La territorialisation de la relance va ainsi permettre au gouvernement de mettre en œuvre le contrat unique ou "contrat de cohésion territoriale" promis depuis la loi du 22 juillet 2019 portant création d'une Agence nationale de la cohésion des territoires. A la pléthore de contrats existants jusqu’ici, le chef du gouvernement entend en effet substituer une nouvelle architecture fondée exclusivement sur deux niveaux : les contrats de plan État-région (CPER) – ou les contrats de convergence et de transformation (CCT) en outre-mer – et ces CRTE.
Ces derniers seront ainsi un "vecteur de la relance 2021-2022" mais "il s'agit aussi, dans la durée du mandat municipal 2020-2026, d'accompagner les collectivités dans leur projet de territoire, vers un nouveau modèle de développement, résilient sur le plan écologique, productif et sanitaire". Le Premier ministre attend enfin de ces contrats qu’ils illustrent "l'approche différenciée et simplifiée de la décentralisation".
Les CRTE vont intégrer les programmes d’appui du gouvernement (Action cœur de ville, Petites villes de demain, France services, France Très Haut Débit, France mobilités) ou valoriser d’autres programmes tels que les Territoires d’industrie, l’Agenda rural, les ORT (opérations de revitalisation du territoire), les plans climats...
Le périmètre des futurs CRTE "ne peut être inférieur à la maille intercommunale, ni supérieur à la maille départementale", précise la circulaire.

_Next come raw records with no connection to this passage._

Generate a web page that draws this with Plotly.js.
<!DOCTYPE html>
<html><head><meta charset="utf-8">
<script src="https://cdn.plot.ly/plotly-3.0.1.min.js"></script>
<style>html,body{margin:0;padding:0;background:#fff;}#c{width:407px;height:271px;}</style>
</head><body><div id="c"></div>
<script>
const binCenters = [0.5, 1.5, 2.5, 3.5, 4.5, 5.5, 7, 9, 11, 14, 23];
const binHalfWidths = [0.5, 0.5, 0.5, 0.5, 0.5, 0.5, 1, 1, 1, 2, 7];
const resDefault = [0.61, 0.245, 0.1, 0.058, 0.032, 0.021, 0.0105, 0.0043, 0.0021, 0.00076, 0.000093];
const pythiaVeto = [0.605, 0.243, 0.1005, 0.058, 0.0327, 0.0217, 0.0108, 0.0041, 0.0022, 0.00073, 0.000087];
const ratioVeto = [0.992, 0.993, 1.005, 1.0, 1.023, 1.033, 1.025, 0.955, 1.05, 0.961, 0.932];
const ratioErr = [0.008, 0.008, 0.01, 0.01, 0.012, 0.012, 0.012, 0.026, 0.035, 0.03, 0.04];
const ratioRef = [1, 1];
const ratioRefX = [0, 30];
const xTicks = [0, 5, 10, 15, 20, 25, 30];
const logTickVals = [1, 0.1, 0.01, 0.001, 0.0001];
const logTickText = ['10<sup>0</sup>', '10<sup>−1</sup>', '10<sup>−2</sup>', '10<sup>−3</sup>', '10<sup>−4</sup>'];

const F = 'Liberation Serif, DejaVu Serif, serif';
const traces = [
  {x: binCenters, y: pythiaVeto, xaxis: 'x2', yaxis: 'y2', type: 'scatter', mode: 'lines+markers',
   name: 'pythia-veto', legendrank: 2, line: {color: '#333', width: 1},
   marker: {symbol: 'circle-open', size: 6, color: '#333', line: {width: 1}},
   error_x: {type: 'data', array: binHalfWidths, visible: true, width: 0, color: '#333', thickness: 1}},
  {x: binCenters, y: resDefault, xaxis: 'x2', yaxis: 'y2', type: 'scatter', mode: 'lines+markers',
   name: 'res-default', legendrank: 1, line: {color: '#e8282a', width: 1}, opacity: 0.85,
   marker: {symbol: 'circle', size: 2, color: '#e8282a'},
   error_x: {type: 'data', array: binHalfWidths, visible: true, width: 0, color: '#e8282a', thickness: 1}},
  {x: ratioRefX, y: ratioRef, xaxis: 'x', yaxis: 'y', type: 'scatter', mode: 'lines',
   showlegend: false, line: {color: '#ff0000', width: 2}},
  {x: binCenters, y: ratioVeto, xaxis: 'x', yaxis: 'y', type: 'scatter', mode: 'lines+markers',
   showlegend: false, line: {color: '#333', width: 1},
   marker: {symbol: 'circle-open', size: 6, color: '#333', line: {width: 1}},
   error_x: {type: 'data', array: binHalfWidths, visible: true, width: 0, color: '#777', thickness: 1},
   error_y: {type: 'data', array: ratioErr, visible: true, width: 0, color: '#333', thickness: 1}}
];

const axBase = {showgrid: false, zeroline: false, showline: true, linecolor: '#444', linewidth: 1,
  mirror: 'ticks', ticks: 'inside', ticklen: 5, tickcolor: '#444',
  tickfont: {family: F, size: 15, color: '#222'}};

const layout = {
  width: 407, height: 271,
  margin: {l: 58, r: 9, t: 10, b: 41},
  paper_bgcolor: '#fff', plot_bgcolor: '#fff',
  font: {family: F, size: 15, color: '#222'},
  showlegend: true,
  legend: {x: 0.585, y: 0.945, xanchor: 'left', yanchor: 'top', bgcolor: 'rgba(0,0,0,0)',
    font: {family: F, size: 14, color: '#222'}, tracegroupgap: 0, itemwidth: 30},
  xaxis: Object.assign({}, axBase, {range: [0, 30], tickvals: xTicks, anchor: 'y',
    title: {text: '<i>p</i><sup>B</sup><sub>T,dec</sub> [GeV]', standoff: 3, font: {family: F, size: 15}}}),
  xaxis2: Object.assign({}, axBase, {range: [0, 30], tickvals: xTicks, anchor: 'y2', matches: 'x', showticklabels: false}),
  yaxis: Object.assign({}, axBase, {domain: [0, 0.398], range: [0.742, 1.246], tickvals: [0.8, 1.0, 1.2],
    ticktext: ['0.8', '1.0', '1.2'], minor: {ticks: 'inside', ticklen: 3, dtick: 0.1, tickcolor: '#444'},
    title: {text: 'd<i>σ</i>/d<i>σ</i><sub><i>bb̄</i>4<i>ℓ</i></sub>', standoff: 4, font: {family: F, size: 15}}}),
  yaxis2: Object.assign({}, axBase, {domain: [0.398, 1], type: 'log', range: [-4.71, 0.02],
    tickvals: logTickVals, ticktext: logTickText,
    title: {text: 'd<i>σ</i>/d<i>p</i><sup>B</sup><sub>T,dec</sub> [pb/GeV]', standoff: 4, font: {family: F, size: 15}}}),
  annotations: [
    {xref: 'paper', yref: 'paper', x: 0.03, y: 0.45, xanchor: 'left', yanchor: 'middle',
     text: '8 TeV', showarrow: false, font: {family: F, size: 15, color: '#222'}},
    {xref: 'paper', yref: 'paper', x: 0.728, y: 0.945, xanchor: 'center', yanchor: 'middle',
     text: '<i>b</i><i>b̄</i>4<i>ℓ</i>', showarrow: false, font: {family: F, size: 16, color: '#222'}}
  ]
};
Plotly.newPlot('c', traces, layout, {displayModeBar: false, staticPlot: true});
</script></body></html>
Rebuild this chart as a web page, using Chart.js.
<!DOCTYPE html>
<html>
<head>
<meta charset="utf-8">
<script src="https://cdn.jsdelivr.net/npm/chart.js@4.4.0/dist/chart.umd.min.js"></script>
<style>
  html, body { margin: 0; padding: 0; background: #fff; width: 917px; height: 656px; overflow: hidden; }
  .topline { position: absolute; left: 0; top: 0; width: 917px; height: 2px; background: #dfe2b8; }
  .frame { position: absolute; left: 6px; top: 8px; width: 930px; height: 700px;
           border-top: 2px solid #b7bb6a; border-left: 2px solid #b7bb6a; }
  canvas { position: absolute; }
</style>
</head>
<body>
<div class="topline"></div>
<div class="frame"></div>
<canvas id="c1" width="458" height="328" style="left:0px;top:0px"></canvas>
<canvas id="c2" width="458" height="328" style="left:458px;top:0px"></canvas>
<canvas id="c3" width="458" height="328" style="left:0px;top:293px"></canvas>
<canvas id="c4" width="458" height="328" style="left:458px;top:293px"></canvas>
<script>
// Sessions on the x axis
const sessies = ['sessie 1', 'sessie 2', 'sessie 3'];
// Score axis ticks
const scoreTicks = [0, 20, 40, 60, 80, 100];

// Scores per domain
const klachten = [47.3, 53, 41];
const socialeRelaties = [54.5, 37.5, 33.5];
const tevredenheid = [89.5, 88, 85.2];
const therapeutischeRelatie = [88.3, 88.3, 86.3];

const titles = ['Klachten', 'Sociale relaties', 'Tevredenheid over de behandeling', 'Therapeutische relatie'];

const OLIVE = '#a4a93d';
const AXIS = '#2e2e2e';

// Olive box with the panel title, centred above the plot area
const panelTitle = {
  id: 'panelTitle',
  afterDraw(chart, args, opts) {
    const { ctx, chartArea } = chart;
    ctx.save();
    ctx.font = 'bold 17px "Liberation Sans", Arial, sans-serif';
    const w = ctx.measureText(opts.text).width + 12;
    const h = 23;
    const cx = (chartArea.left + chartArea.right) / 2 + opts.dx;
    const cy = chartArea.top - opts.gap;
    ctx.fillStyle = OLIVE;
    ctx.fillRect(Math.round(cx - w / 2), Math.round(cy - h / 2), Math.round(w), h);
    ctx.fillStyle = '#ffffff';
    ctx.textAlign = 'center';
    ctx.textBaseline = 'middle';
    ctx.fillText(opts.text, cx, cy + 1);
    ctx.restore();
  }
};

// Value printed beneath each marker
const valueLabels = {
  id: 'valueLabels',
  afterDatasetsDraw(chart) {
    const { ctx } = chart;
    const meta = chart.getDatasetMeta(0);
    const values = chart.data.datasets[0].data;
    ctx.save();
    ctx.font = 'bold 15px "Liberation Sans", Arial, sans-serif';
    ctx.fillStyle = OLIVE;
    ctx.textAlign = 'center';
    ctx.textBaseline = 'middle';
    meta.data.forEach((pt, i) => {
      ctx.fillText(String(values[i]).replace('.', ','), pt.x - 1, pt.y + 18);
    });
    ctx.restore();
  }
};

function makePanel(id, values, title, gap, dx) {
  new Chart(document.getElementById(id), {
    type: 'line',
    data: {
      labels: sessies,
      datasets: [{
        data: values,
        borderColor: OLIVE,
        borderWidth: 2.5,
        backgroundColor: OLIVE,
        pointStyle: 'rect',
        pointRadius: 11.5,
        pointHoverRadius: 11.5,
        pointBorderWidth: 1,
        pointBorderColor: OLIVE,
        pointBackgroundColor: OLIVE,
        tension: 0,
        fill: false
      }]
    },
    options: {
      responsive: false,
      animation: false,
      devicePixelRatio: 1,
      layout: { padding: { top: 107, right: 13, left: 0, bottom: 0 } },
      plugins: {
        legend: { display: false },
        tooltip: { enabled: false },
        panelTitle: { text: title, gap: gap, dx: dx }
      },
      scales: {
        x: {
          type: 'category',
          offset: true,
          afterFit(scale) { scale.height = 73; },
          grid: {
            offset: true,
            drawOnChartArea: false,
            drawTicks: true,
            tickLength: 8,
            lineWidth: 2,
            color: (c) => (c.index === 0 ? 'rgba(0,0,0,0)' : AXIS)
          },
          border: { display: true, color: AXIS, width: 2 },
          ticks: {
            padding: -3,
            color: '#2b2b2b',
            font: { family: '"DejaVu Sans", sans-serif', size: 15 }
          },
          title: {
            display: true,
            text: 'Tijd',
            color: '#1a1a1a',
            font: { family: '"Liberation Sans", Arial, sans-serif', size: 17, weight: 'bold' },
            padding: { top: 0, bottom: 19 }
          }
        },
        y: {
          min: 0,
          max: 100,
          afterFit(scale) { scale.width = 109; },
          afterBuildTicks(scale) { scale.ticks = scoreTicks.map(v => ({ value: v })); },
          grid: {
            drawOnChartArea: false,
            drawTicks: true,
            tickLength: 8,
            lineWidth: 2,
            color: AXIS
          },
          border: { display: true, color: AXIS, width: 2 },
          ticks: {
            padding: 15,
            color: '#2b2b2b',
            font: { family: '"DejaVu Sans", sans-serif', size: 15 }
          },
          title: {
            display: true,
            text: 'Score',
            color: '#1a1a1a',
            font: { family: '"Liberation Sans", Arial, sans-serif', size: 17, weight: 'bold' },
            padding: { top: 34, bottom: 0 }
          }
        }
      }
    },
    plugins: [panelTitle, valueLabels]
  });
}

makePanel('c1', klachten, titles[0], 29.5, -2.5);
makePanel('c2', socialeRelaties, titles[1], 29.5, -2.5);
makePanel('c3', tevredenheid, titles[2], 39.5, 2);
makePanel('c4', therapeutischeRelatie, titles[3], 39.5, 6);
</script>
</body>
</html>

Ces périmètres devront être fixés "avant le 15 janvier 2021" en concertation avec les élus, les contrats eux-mêmes devant être signés d’ici le 30 juin 2021.

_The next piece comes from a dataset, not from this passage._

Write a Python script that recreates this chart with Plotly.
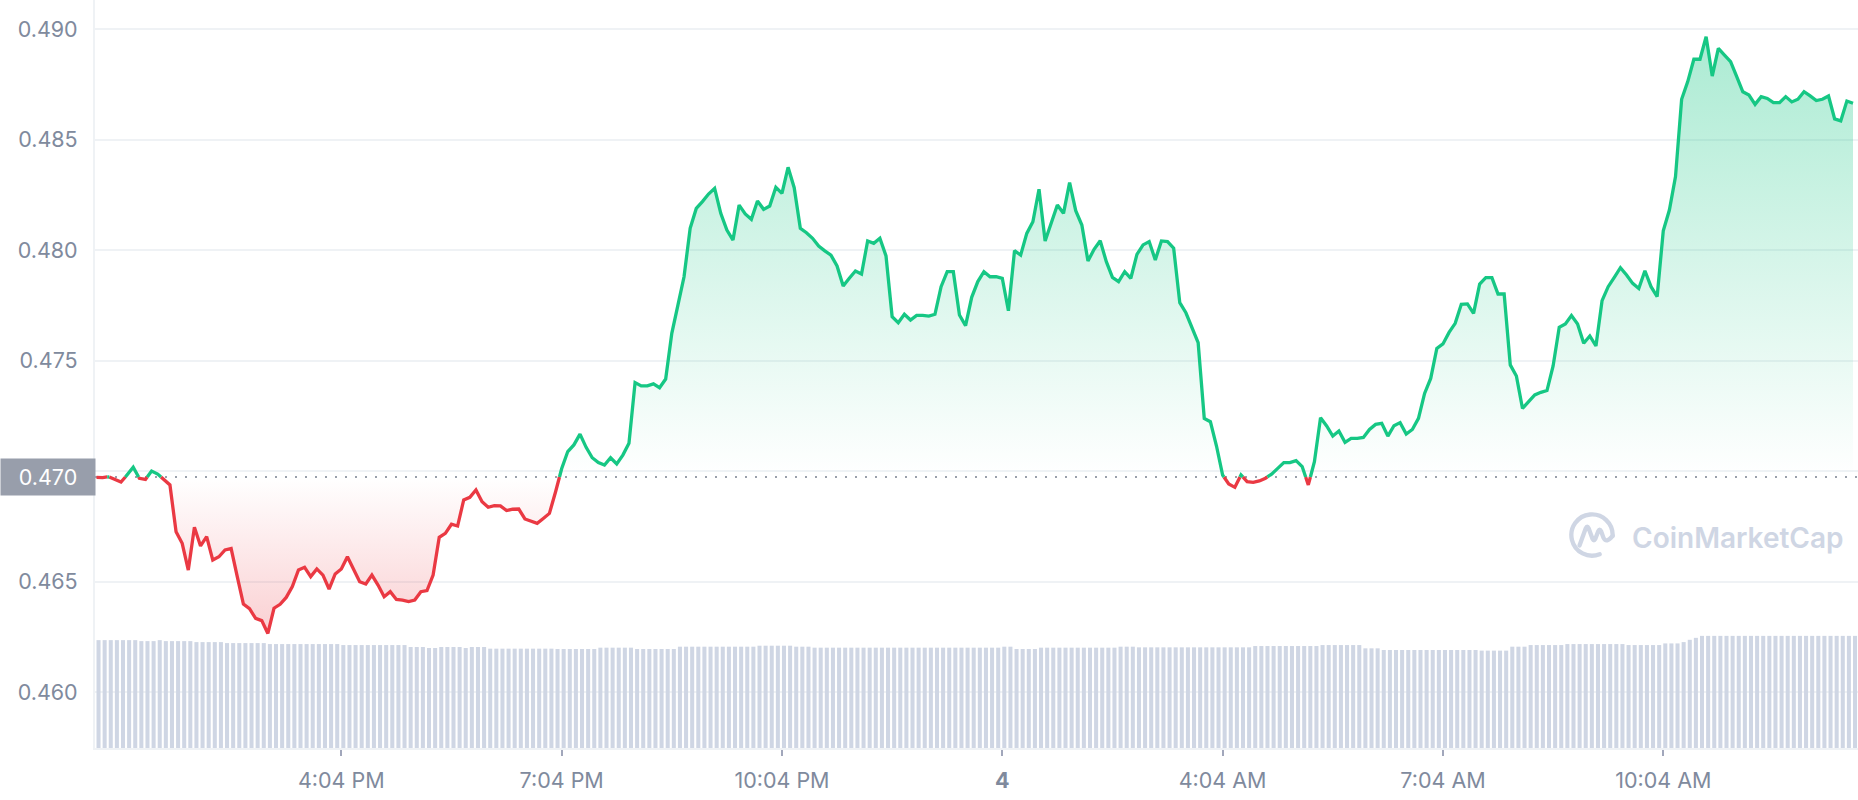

Dans un communiqué du 26 novembre, l’Assemblée des communautés de France (ADCF) s’est félicitée de "l’ambition et de la méthode" de ces contrats. Les CRTE doivent, selon elle, "permettre de réduire la prolifération des appels à projets nationaux et la mise en concurrence des territoires". "Ce n’est pas d’un contrat de plus dont nous avons besoin, mais d’une contractualisation plus globale, pluriannuelle, appuyée sur nos projets de territoire", a salué le président de l’ADCF, Sébastien Martin, dans le communiqué.